Factor Four: No prejudice to the defendant
[29] The onus is on the plaintiff to rebut the presumption of prejudice in this case. If the plaintiff succeeds in doing so, the defendants may then demonstrate actual prejudice.
[30] The action arises from publications that were disseminated by the defendants in 2011. Discoveries have been completed. The cbc.ca online article is available and the plaintiff ordered a copy of the transcript of the National story and its update.

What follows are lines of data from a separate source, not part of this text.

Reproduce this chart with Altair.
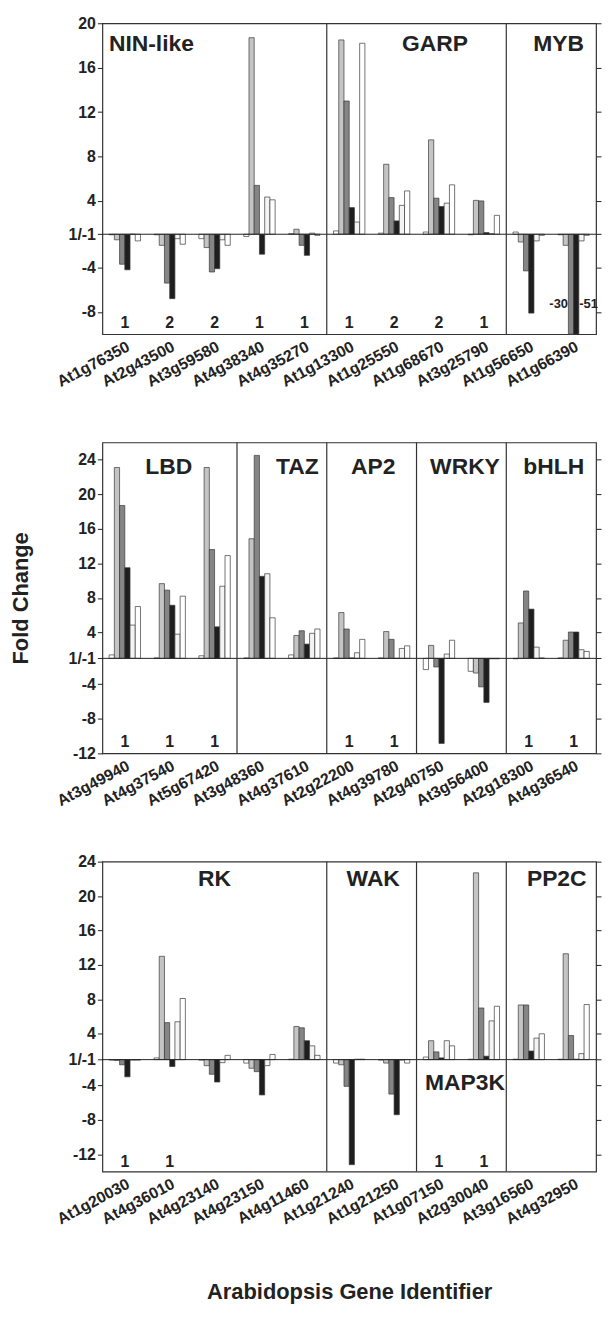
import altair as alt
import pandas as pd

FONT = "Liberation Sans"
INK = "#222222"

series = ["s1", "s2", "s3", "s4", "s5", "s6"]
series_colors = ["#ffffff", "#c4c4c4", "#858585", "#1e1e1e", "#f4f4f4", "#ffffff"]

# ---------------- top panel ----------------
top_genes = ["At1g76350", "At2g43500", "At3g59580", "At4g38340", "At4g35270",
             "At1g13300", "At1g25550", "At1g68670", "At3g25790",
             "At1g56650", "At1g66390"]
top_s1 = [-1.05, -1.05, -1.4, -1.2, 1.05, 1.3, 1.1, 1.2, -1.05, 1.2, -1.05]
top_s2 = [-1.5, -2.0, -2.2, 18.7, 1.45, 18.5, 7.3, 9.5, 4.05, -1.7, -2.0]
top_s3 = [-3.7, -5.4, -4.4, 5.4, -2.0, 13.0, 4.3, 4.25, 4.0, -4.3, -30]
top_s4 = [-4.2, -6.8, -4.1, -2.8, -2.9, 3.4, 2.2, 3.5, 1.15, -8.1, -51]
top_s5 = [-1.0, -1.4, -1.5, 4.35, 1.1, 2.1, 3.6, 3.8, 1.05, -1.6, -1.6]
top_s6 = [-1.6, -1.9, -2.0, 4.1, -1.1, 18.2, 4.9, 5.45, 2.7, -1.1, -1.1]
top_counts = ["1", "2", "2", "1", "1", "1", "2", "2", "1", "", ""]
top_dividers = ["At1g13300", "At1g56650"]
top_groups = ["NIN-like", "GARP", "MYB"]
top_group_anchor = ["At1g76350", "At1g68670", "At1g66390"]
top_ticks = [-7, -3, 0, 3, 7, 11, 15, 19]
top_domain = [-9, 19]

# ---------------- middle panel ----------------
mid_genes = ["At3g49940", "At4g37540", "At5g67420", "At3g48360", "At4g37610",
             "At2g22200", "At4g39780", "At2g40750", "At3g56400",
             "At2g18300", "At4g36540"]
mid_s1 = [1.4, 1.05, 1.3, 1.05, 1.4, 1.05, 1.05, -2.3, -2.5, -1.05, 1.05]
mid_s2 = [23.1, 9.65, 23.1, 14.85, 3.65, 6.3, 4.1, 2.5, -2.7, 5.1, 3.1]
mid_s3 = [18.7, 8.9, 13.6, 24.5, 4.2, 4.4, 3.2, -2.0, -4.3, 8.8, 4.05]
mid_s4 = [11.5, 7.15, 4.65, 10.5, 2.65, 1.05, 1.0, -10.85, -6.1, 6.7, 4.05]
mid_s5 = [4.85, 3.8, 9.35, 10.8, 3.9, 1.65, 2.15, 1.5, -1.05, 2.3, 2.0]
mid_s6 = [7.0, 8.2, 12.9, 5.7, 4.4, 3.2, 2.45, 3.1, -1.05, 1.05, 1.8]
mid_counts = ["1", "1", "1", "", "", "1", "1", "", "", "1", "1"]
mid_dividers = ["At3g48360", "At2g22200", "At2g40750", "At2g18300"]
mid_groups = ["LBD", "TAZ", "AP2", "WRKY", "bHLH"]
mid_group_anchor = ["At4g37540", "At4g37610", "At4g39780", "At3g56400", "At4g36540"]
mid_ticks = [-11, -7, -3, 0, 3, 7, 11, 15, 19, 23]
mid_domain = [-11, 25]

# ---------------- bottom panel ----------------
bot_genes = ["At1g20030", "At4g36010", "At4g23140", "At4g23150", "At4g11460",
             "At1g21240", "At1g21250", "At1g07150", "At2g30040",
             "At3g16560", "At4g32950"]
bot_s1 = [-1.05, 1.2, -1.05, -1.4, 1.05, -1.4, -1.05, 1.3, 1.05, 1.05, 1.05]
bot_s2 = [-1.1, 13.0, -1.7, -2.0, 4.85, -1.6, -1.4, 3.2, 22.7, 7.35, 13.3]
bot_s3 = [-1.6, 5.3, -2.7, -2.4, 4.7, -4.1, -5.0, 1.9, 7.0, 7.35, 3.8]
bot_s4 = [-3.0, -1.8, -3.6, -5.1, 3.2, -13.2, -7.4, 1.2, 1.4, 2.0, 1.05]
bot_s5 = [-1.05, 5.4, -1.35, -1.7, 2.6, 1.05, -1.05, 3.2, 5.5, 3.5, 1.7]
bot_s6 = [-1.05, 8.1, 1.5, 1.6, 1.5, 1.05, -1.4, 2.6, 7.2, 4.0, 7.4]
bot_counts = ["1", "1", "", "", "", "", "", "1", "1", "", ""]
bot_dividers = ["At1g21240", "At1g07150", "At3g16560"]
bot_groups = ["RK", "WAK", "MAP3K", "PP2C"]
bot_group_anchor = ["At4g23140", "At1g21250", "At2g30040", "At4g32950"]
bot_ticks = [-11, -7, -3, 0, 3, 7, 11, 15, 19, 23]
bot_domain = [-13, 23]

W = 497
BAND = W / 11.0
OFFSET_RANGE = [6.8, BAND - 6.8]
LABEL_EXPR = ("datum.value == 0 ? '1/-1' : (datum.value > 0 ? "
              "'' + (datum.value + 1) : '' + (datum.value - 1))")


def offset_enc():
    return alt.XOffset("series:N",
                       scale=alt.Scale(domain=series, range=OFFSET_RANGE,
                                       paddingInner=0, paddingOuter=0))


def panel(genes, vals, counts, dividers, groups, anchors, label_style,
          ticks, domain, y_title=None, x_title=None):
    rows = []
    for s, vs in zip(series, vals):
        for g, v in zip(genes, vs):
            rows.append({"gene": g, "series": s, "fold": v})
    df = pd.DataFrame(rows)

    xscale = alt.Scale(domain=genes, paddingInner=0, paddingOuter=0)
    xaxis_kw = dict(labelAngle=-28, labelAlign="right", labelBaseline="top",
                    labelPadding=4, ticks=False, domain=False, grid=False,
                    labelFont=FONT, labelFontSize=16, labelFontWeight="bold",
                    labelColor=INK, labelOverlap=False, labelFlush=False,
                    titleFont=FONT, titleFontSize=22, titleFontWeight="bold",
                    titleColor=INK, titlePadding=55)
    xaxis_kw["title"] = x_title if x_title else None
    xaxis = alt.Axis(**xaxis_kw)
    xenc = alt.X("gene:N", scale=xscale, axis=xaxis)

    yscale = alt.Scale(domain=domain, clamp=True, nice=False, zero=False)
    yaxis_kw = dict(values=ticks, labelExpr=LABEL_EXPR, tickSize=5,
                    tickColor=INK, tickWidth=1, domain=False, grid=False,
                    labelFont=FONT, labelFontSize=16, labelFontWeight="bold",
                    labelColor=INK, labelPadding=2,
                    titleFont=FONT, titleFontSize=22, titleFontWeight="bold",
                    titleColor=INK, titlePadding=36)
    yaxis_kw["title"] = y_title if y_title else None
    yaxis = alt.Axis(**yaxis_kw)
    raxis = alt.Axis(orient="right", values=ticks, labels=False, tickSize=5,
                     tickColor=INK, tickWidth=1, domain=False, grid=False,
                     title=None)

    base = alt.Chart(df).transform_calculate(
        pos="datum.fold >= 1 ? datum.fold - 1 : datum.fold + 1"
    )
    bars = base.mark_bar(stroke="#3a3a3a", strokeWidth=0.7).encode(
        x=xenc,
        xOffset=offset_enc(),
        y=alt.Y("pos:Q", scale=yscale, axis=yaxis),
        y2=alt.datum(0),
        color=alt.Color("series:N",
                        scale=alt.Scale(domain=series, range=series_colors),
                        legend=None),
    )

    baseline = alt.Chart(pd.DataFrame({"z": [0]})).mark_rule(
        color=INK, strokeWidth=1
    ).encode(y=alt.YDatum(0, type="quantitative", scale=yscale, axis=raxis))

    div = alt.Chart(pd.DataFrame({"gene": dividers})).mark_rule(
        color="#333333", strokeWidth=1.2
    ).encode(x=alt.X("gene:N", bandPosition=0, scale=xscale, axis=xaxis))

    cnt_df = pd.DataFrame({"gene": genes, "count": counts})
    cnt = alt.Chart(cnt_df).transform_filter("datum.count != ''").mark_text(
        font=FONT, fontSize=16, fontWeight="bold", color=INK, baseline="middle"
    ).encode(x=xenc, y=alt.value(302), text="count:N")

    layers = [bars, baseline, div, cnt]

    for name, anc, (dx, ypx, align) in zip(groups, anchors, label_style):
        layers.append(
            alt.Chart(pd.DataFrame({"gene": [anc], "label": [name]})).mark_text(
                font=FONT, fontSize=23, fontWeight="bold", color=INK,
                baseline="middle", align=align, dx=dx
            ).encode(x=xenc, y=alt.value(ypx), text="label:N")
        )

    return layers, xenc


top_layers, top_x = panel(
    top_genes, [top_s1, top_s2, top_s3, top_s4, top_s5, top_s6], top_counts,
    top_dividers, top_groups, top_group_anchor,
    [(-16, 21, "left"), (-4, 21, "center"), (-15, 21, "center")],
    top_ticks, top_domain,
)

# off-scale values written next to the clipped MYB bars
big = pd.DataFrame({"gene": [top_genes[10], top_genes[10]],
                    "series": ["s3", "s4"],
                    "fold": [top_s3[10], top_s4[10]]})
big_base = alt.Chart(big).transform_calculate(lbl="'' + datum.fold")
lab30 = big_base.transform_filter("datum.series == 's3'").mark_text(
    font=FONT, fontSize=13, fontWeight="bold", color=INK, align="right", dx=-3,
    baseline="middle"
).encode(x=top_x, xOffset=offset_enc(), y=alt.value(283), text="lbl:N")
lab51 = big_base.transform_filter("datum.series == 's4'").mark_text(
    font=FONT, fontSize=13, fontWeight="bold", color=INK, align="left", dx=3,
    baseline="middle"
).encode(x=top_x, xOffset=offset_enc(), y=alt.value(283), text="lbl:N")
top = alt.layer(*top_layers, lab30, lab51).resolve_axis(
    y="independent").properties(width=W, height=313)

mid_layers, _ = panel(
    mid_genes, [mid_s1, mid_s2, mid_s3, mid_s4, mid_s5, mid_s6], mid_counts,
    mid_dividers, mid_groups, mid_group_anchor,
    [(-1, 25, "center"), (-7, 25, "center"), (-21, 25, "center"),
     (-19, 25, "center"), (-20, 25, "center")],
    mid_ticks, mid_domain, y_title="Fold Change",
)
mid = alt.layer(*mid_layers).resolve_axis(y="independent").properties(
    width=W, height=313)

bot_layers, _ = panel(
    bot_genes, [bot_s1, bot_s2, bot_s3, bot_s4, bot_s5, bot_s6], bot_counts,
    bot_dividers, bot_groups, bot_group_anchor,
    [(0, 18, "center"), (-21, 18, "center"), (-19, 223, "center"),
     (-17, 18, "center")],
    bot_ticks, bot_domain, x_title="Arabidopsis Gene Identifier",
)
bot = alt.layer(*bot_layers).resolve_axis(y="independent").properties(
    width=W, height=312)

chart = alt.vconcat(top, mid, bot, spacing=109, bounds="flush").properties(
    padding={"left": 0, "top": 2, "right": 0, "bottom": 0},
    background="white",
).configure_view(stroke="#333333", strokeWidth=1.2)

chart.save("out.html", embed_options={"renderer": "svg", "actions": False})
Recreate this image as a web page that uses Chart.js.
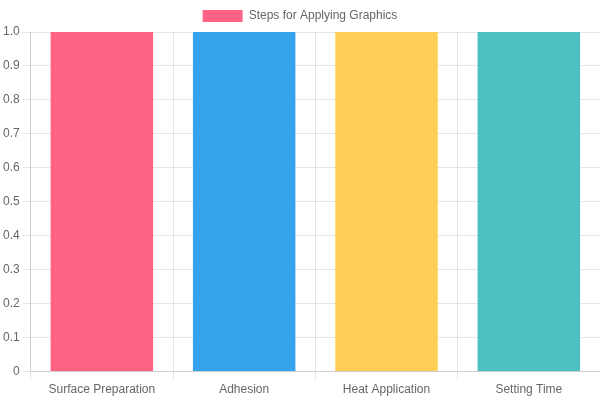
<!DOCTYPE html>
<html>
<head>
<meta charset="utf-8">
<script src="https://cdn.jsdelivr.net/npm/chart.js@4"></script>
<style>html,body{margin:0;padding:0;background:#fff}#wrap{width:600px;height:400px}</style>
</head>
<body>
<div id="wrap"><canvas id="c"></canvas></div>
<script>
const categories = ["Surface Preparation", "Adhesion", "Heat Application", "Setting Time"];
const values = [1, 1, 1, 1];
const seriesLabel = "Steps for Applying Graphics";
const colors = ["rgb(255, 99, 132)", "rgb(54, 162, 235)", "rgb(255, 206, 86)", "rgb(75, 192, 192)"];

new Chart(document.getElementById('c'), {
  type: 'bar',
  data: {
    labels: categories,
    datasets: [{
      label: seriesLabel,
      data: values,
      backgroundColor: colors,
      borderWidth: 0
    }]
  },
  options: {
    responsive: true,
    maintainAspectRatio: false,
    animation: false,
    scales: {
      y: { beginAtZero: true }
    }
  }
});
</script>
</body>
</html>
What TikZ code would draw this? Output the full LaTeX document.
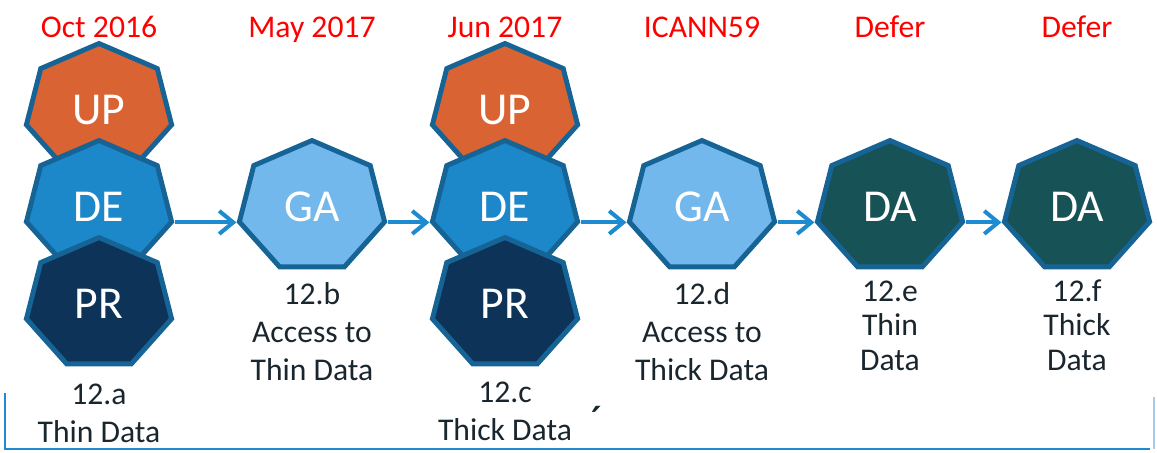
\documentclass[tikz,border=0pt]{standalone}
\usepackage{fontspec}
\setmainfont{Carlito}
\usepackage{tikz}
\usetikzlibrary{positioning}
\usetikzlibrary{shapes.geometric}
\usetikzlibrary{arrows.meta}
\usepackage{xcolor}
\definecolor{rim}{RGB}{22,100,150}
\definecolor{upc}{RGB}{218,99,52}
\definecolor{dec}{RGB}{28,135,201}
\definecolor{prc}{RGB}{14,51,89}
\definecolor{gac}{RGB}{115,184,236}
\definecolor{dac}{RGB}{23,82,86}
\definecolor{flowc}{RGB}{30,139,208}
\definecolor{ink}{RGB}{26,38,46}
\definecolor{edgec}{RGB}{165,203,232}

\begin{document}
\begin{tikzpicture}[node distance=1.94cm,on grid,
    hepta/.style={draw=rim,line width=2.8pt,regular polygon,regular polygon sides=7,
      minimum size=2.66cm,inner sep=0pt,xscale=1.12,transform shape},
    tag/.style={text=white,font=\fontsize{26}{30}\selectfont},
    date/.style={text=red,font=\fontsize{18}{21.5}\selectfont},
    note/.style={text=ink,font=\fontsize{18}{21.5}\selectfont,align=center},
    flow/.style={draw=flowc,line width=2.3pt,-{Straight Barb[length=0.28cm,width=0.46cm]}}]
  \useasboundingbox (0,0) rectangle (23.14,-9.06);
  \node[hepta,fill=upc] (up1) at (1.98,-2.2) {};
  \node[hepta,fill=dec] (de1) [below=of up1] {};
  \node[hepta,fill=prc] (pr1) [below=of de1] {};
  \node[hepta,fill=gac] (ga1) [right=4.26cm of de1] {};
  \node[hepta,fill=upc] (up2) [right=8.12cm of up1] {};
  \node[hepta,fill=dec] (de2) [right=3.86cm of ga1] {};
  \node[hepta,fill=prc] (pr2) [below=of de2] {};
  \node[hepta,fill=gac] (ga2) [right=3.94cm of de2] {};
  \node[hepta,fill=dac] (da1) [right=3.76cm of ga2] {};
  \node[hepta,fill=dac] (da2) [right=3.74cm of da1] {};
  \node[tag] (up1t) at (up1) {UP};
  \node[tag] (de1t) at (de1) {DE};
  \node[tag] (pr1t) at (pr1) {PR};
  \node[tag] (ga1t) at (ga1) {GA};
  \node[tag] (up2t) at (up2) {UP};
  \node[tag] (de2t) at (de2) {DE};
  \node[tag] (pr2t) at (pr2) {PR};
  \node[tag] (ga2t) at (ga2) {GA};
  \node[tag] (da1t) at (da1) {DA};
  \node[tag] (da2t) at (da2) {DA};
  \node[date,above=3.4cm of de1,anchor=base] (d1) {Oct 2016};
  \node[date,above=3.4cm of ga1,anchor=base] (d2) {May 2017};
  \node[date,above=3.4cm of de2,anchor=base] (d3) {Jun 2017};
  \node[date,above=3.4cm of ga2,anchor=base] (d4) {ICANN59};
  \node[date,above=3.4cm of da1,anchor=base] (d5) {Defer};
  \node[date,above=3.4cm of da2,anchor=base] (d6) {Defer};
  \node[note,below=2.76cm of pr1,anchor=base] (n1) {12.a\\Thin Data};
  \node[note,below=3.46cm of ga1,anchor=base] (n2) {12.b\\Access to\\Thin Data};
  \node[note,below=2.72cm of pr2,anchor=base] (n3) {12.c\\Thick Data};
  \node[note,below=3.46cm of ga2,anchor=base] (n4) {12.d\\Access to\\Thick Data};
  \node[note,below=3.26cm of da1,anchor=base,font=\fontsize{18}{19.5}\selectfont] (n5) {12.e\\Thin\\Data};
  \node[note,below=3.26cm of da2,anchor=base,font=\fontsize{18}{19.5}\selectfont] (n6) {12.f\\Thick\\Data};
  \node[text=ink,font=\fontsize{26}{26}\selectfont,inner sep=0pt,text depth=0pt,anchor=base] (acc) at (11.95,-8.74) {´};
  \draw[flow] (de1.corner 6) -- (ga1.corner 3);
  \draw[flow] (ga1.corner 6) -- (de2.corner 3);
  \draw[flow] (de2.corner 6) -- (ga2.corner 3);
  \draw[flow] (ga2.corner 6) -- (da1.corner 3);
  \draw[flow] (da1.corner 6) -- (da2.corner 3);
  \coordinate (bl) at (0.1,-7.86);
  \coordinate (bc) at (0.1,-8.98);
  \coordinate (br) at (23.0,-8.98);
  \coordinate (rt) at (23.08,-7.94);
  \coordinate (rb) at (23.08,-8.98);
  \draw[flowc,line width=1.7pt] (bl) -- (bc) -- (br);
  \draw[edgec,line width=1pt] (rt) -- (rb);
\end{tikzpicture}
\end{document}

[31] CBC advised that it is now unable to locate one potential witness. The witness has been known to the defendants since their investigation of this story in 2011, so it is clear that at one point the defendants had the witness’ contact information. It was admitted that the defendants only recently started looking for this witness. If CBC had not located this witness by 31 December 2016, it is not likely that the intervening 27 days until the action was set down for trial or the 48 days until the dismissal order was issued was the factor that made the witness impossible to find. The prejudice must arise from the delay. This is not to shift responsibility for moving the action forward onto the defendants but the defendants do have some responsibility for locating witnesses during the currency of the action to preserve needed evidence (Kwik Snaks Ltd. v. Chepil 2017 ONSC 2921 at paragraph 31). I do not agree with the defendants’ position that it would have been premature for them to attempt to contact the witness or obtain a witness statement before the matter was set down for trial. Similarly, while the defendants argue that certain important documents are in the hands of third parties, it was open to them to obtain an order for production from those non-parties.
[32] Again, while I accept that the plaintiff must account for the delay throughout the period, not simply from a prior status hearing (1196158 Ontario Inc. v. 6274013 Canada Limited et al 2012 ONCA 544 at paragraph 25), had the plaintiff set the action down for trial 28 days earlier, the defendants could not have been heard to complain about prejudice or faded memories, even though the action has taken some time to get to trial.
Conclusion
[33] In conclusion, I note the dicta of Sharpe, J.A. in Marché D’Alimentation Denis Thériault Ltée v. Giant Tiger Stores Ltd. 2007 ONCA 695, as follows:
“Expeditious justice must be balanced with the public interest in having disputes determined on their merits. Where, despite the delay, the defendant would not be unfairly prejudiced should the matter proceed for resolution on the merits, according the plaintiff an indulgence is generally favoured.”
[34] I am satisfied that the plaintiff has provided some explanation for the delay, that his failure to set the action down by 1 January 2017 was inadvertent and that he moved expeditiously when he was told his action had been dismissed even after he had filed his trial record. I am also satisfied that the plaintiff has rebutted any implied prejudice and the defendants have not demonstrated actual prejudice connected to the delay. Taking a contextual approach and weighing all the factors, I find that the most just result is to set aside the registrar’s order dismissing the action for delay and restoring the matter to the trial list.
[35] While I am prepared to grant the plaintiff this indulgence, it comes at a cost. The plaintiff has sought and obtained a discretionary order of this court and the defendants are entitled, in this instance, to their costs of responding to this request (Mollicone v. Town of Caledon 2011 ONSC 883 at paragraphs 12 and 15). While they each have incurred partial indemnity costs in excess of $11,000 (which I find to have been reasonable), they have each requested costs of $4,000.
[36] The order dismissing the action for delay is hereby set aside. The plaintiff shall pay each of the defendants costs in the amount of $4,000 within 45 days of this order.